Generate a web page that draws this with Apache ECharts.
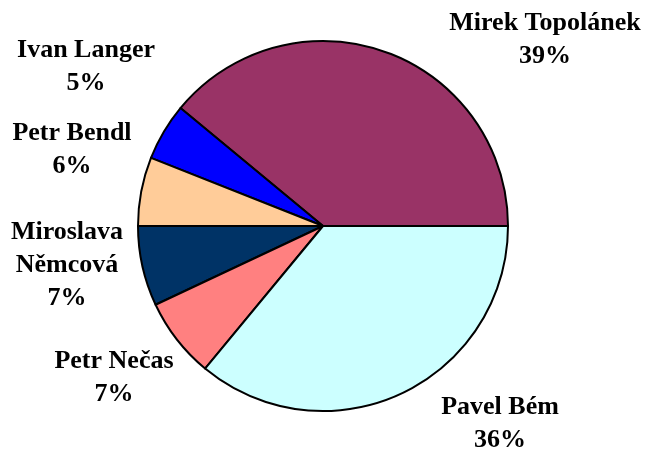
<!DOCTYPE html>
<html>
<head>
<meta charset="utf-8">
<script src="https://cdn.jsdelivr.net/npm/echarts@6/dist/echarts.min.js"></script>
<style>html,body{margin:0;padding:0;background:#fff;}#c{width:647px;height:450px;}</style>
</head>
<body>
<div id="c"></div>
<script>
var categories = ['Mirek Topolánek', 'Ivan Langer', 'Petr Bendl', 'Miroslava Němcová', 'Petr Nečas', 'Pavel Bém'];
var values = [39, 5, 6, 7, 7, 36];
var colors = ['#993366', '#0000FF', '#FFCC99', '#003366', '#FF8080', '#CCFFFF'];
var labelCenters = [[545, 40], [86, 67], [72, 150], [67, 265], [114, 378], [500, 424]];

var chart = echarts.init(document.getElementById('c'), null, {renderer: 'canvas'});
var data = categories.map(function (n, i) {
  return {name: n, value: values[i], itemStyle: {color: colors[i]}};
});
chart.setOption({
  animation: false,
  series: [{
    type: 'pie',
    center: [323, 226],
    radius: 185,
    startAngle: 0,
    clockwise: false,
    data: data,
    itemStyle: {borderColor: '#000', borderWidth: 2},
    emphasis: {disabled: true},
    labelLine: {show: false},
    label: {
      show: true,
      position: 'outside',
      alignTo: 'none',
      overflow: 'none',
      fontFamily: '"Liberation Serif", "Times New Roman", serif',
      fontWeight: 'bold',
      fontSize: 26,
      lineHeight: 33,
      color: '#000',
      align: 'center',
      formatter: function (p) {
        var n = p.name === 'Miroslava Němcová' ? 'Miroslava\nNěmcová' : p.name;
        return n + '\n' + p.value + '%';
      }
    },
    labelLayout: function (p) {
      var c = labelCenters[p.dataIndex];
      return {x: c[0], y: c[1], align: 'center', verticalAlign: 'middle'};
    }
  }]
});
</script>
</body>
</html>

AIM: Copy the material shown above in full and exactly. Skip the pictures.

SOLUTION FOR THIS EXERCISE:
Generate a web page that draws this with Apache ECharts.
<!DOCTYPE html>
<html>
<head>
<meta charset="utf-8">
<script src="https://cdn.jsdelivr.net/npm/echarts@6/dist/echarts.min.js"></script>
<style>html,body{margin:0;padding:0;background:#fff;}#c{width:647px;height:450px;}</style>
</head>
<body>
<div id="c"></div>
<script>
var categories = ['Mirek Topolánek', 'Ivan Langer', 'Petr Bendl', 'Miroslava Němcová', 'Petr Nečas', 'Pavel Bém'];
var values = [39, 5, 6, 7, 7, 36];
var colors = ['#993366', '#0000FF', '#FFCC99', '#003366', '#FF8080', '#CCFFFF'];
var labelCenters = [[545, 40], [86, 67], [72, 150], [67, 265], [114, 378], [500, 424]];

var chart = echarts.init(document.getElementById('c'), null, {renderer: 'canvas'});
var data = categories.map(function (n, i) {
  return {name: n, value: values[i], itemStyle: {color: colors[i]}};
});
chart.setOption({
  animation: false,
  series: [{
    type: 'pie',
    center: [323, 226],
    radius: 185,
    startAngle: 0,
    clockwise: false,
    data: data,
    itemStyle: {borderColor: '#000', borderWidth: 2},
    emphasis: {disabled: true},
    labelLine: {show: false},
    label: {
      show: true,
      position: 'outside',
      alignTo: 'none',
      overflow: 'none',
      fontFamily: '"Liberation Serif", "Times New Roman", serif',
      fontWeight: 'bold',
      fontSize: 26,
      lineHeight: 33,
      color: '#000',
      align: 'center',
      formatter: function (p) {
        var n = p.name === 'Miroslava Němcová' ? 'Miroslava\nNěmcová' : p.name;
        return n + '\n' + p.value + '%';
      }
    },
    labelLayout: function (p) {
      var c = labelCenters[p.dataIndex];
      return {x: c[0], y: c[1], align: 'center', verticalAlign: 'middle'};
    }
  }]
});
</script>
</body>
</html>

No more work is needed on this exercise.